Holiday retail sales are expected to increase 2.3%, a marked improvement from last year's 0.4% uptick and the dismal 3.9% holiday sales decline retailers experienced in 2008, according to the National Retail Federation.

"Though the retail industry is on stronger footing than last year, companies are closely watching key economic indicators like employment and consumer confidence before getting too optimistic that the recession is behind them," NRF President and CEO Matthew Shay said.

The NRF expects retailers to continue focusing on supply chain efficiencies and inventory control this holiday season to limit their exposure to excess merchandise and unplanned markdowns. Companies are also expected to offer
significant promotions and leverage new channels - like mobile - to drive sales and provide added service to customers who want to shop anytime, anywhere.

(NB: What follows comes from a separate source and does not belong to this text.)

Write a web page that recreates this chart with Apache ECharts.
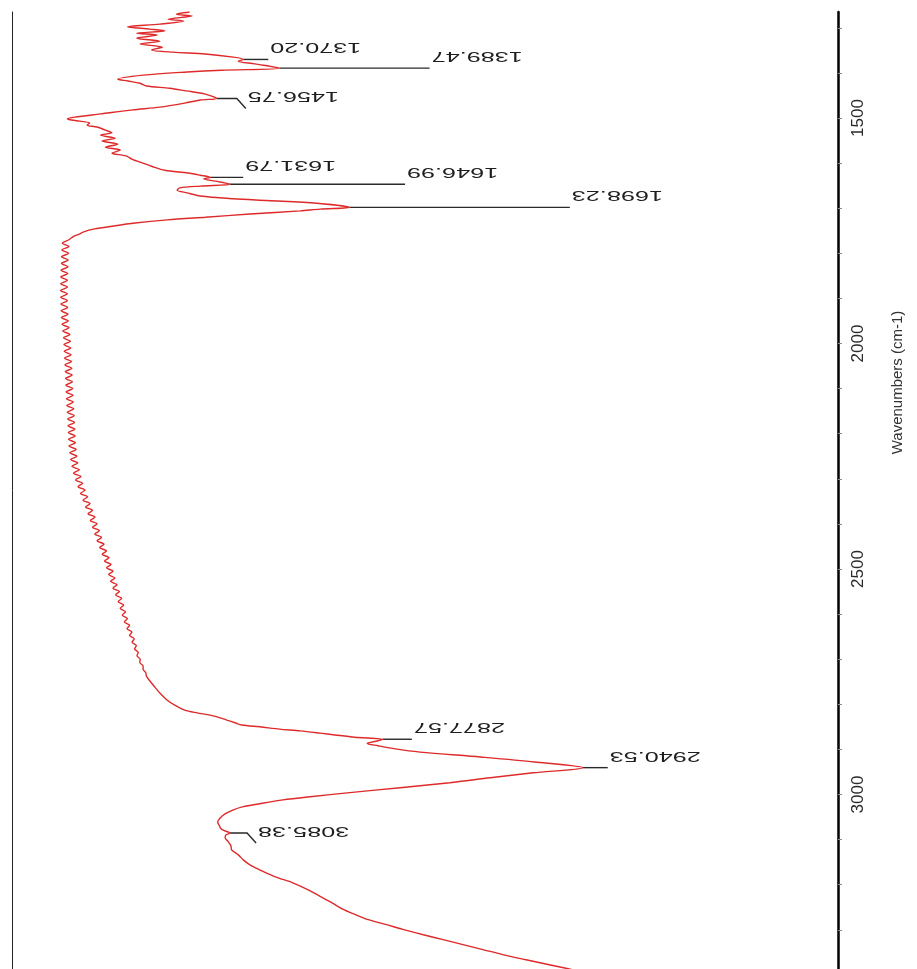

"While consumers have shown they are once again willing to spend on what's important to them, they will still be very conscientious about price," said NRF Chief Economist Jack Kleinhenz, Ph.D. "Retailers are expected to compensate for this fundamental shift in shopper mentality by offering significant promotions throughout the holiday season and emphasizing value throughout their marketing efforts."

NRF's holiday sales forecast is based on an economic model using several indicators including employment, industrial production, disposable personal
income and previous monthly retail sales reports. Holiday sales are defined as retail industry sales in the months of November and December. Retail industry sales discounters, department, grocery and specialty stores, and exclude sales at automotive dealers, gas stations, and restaurants.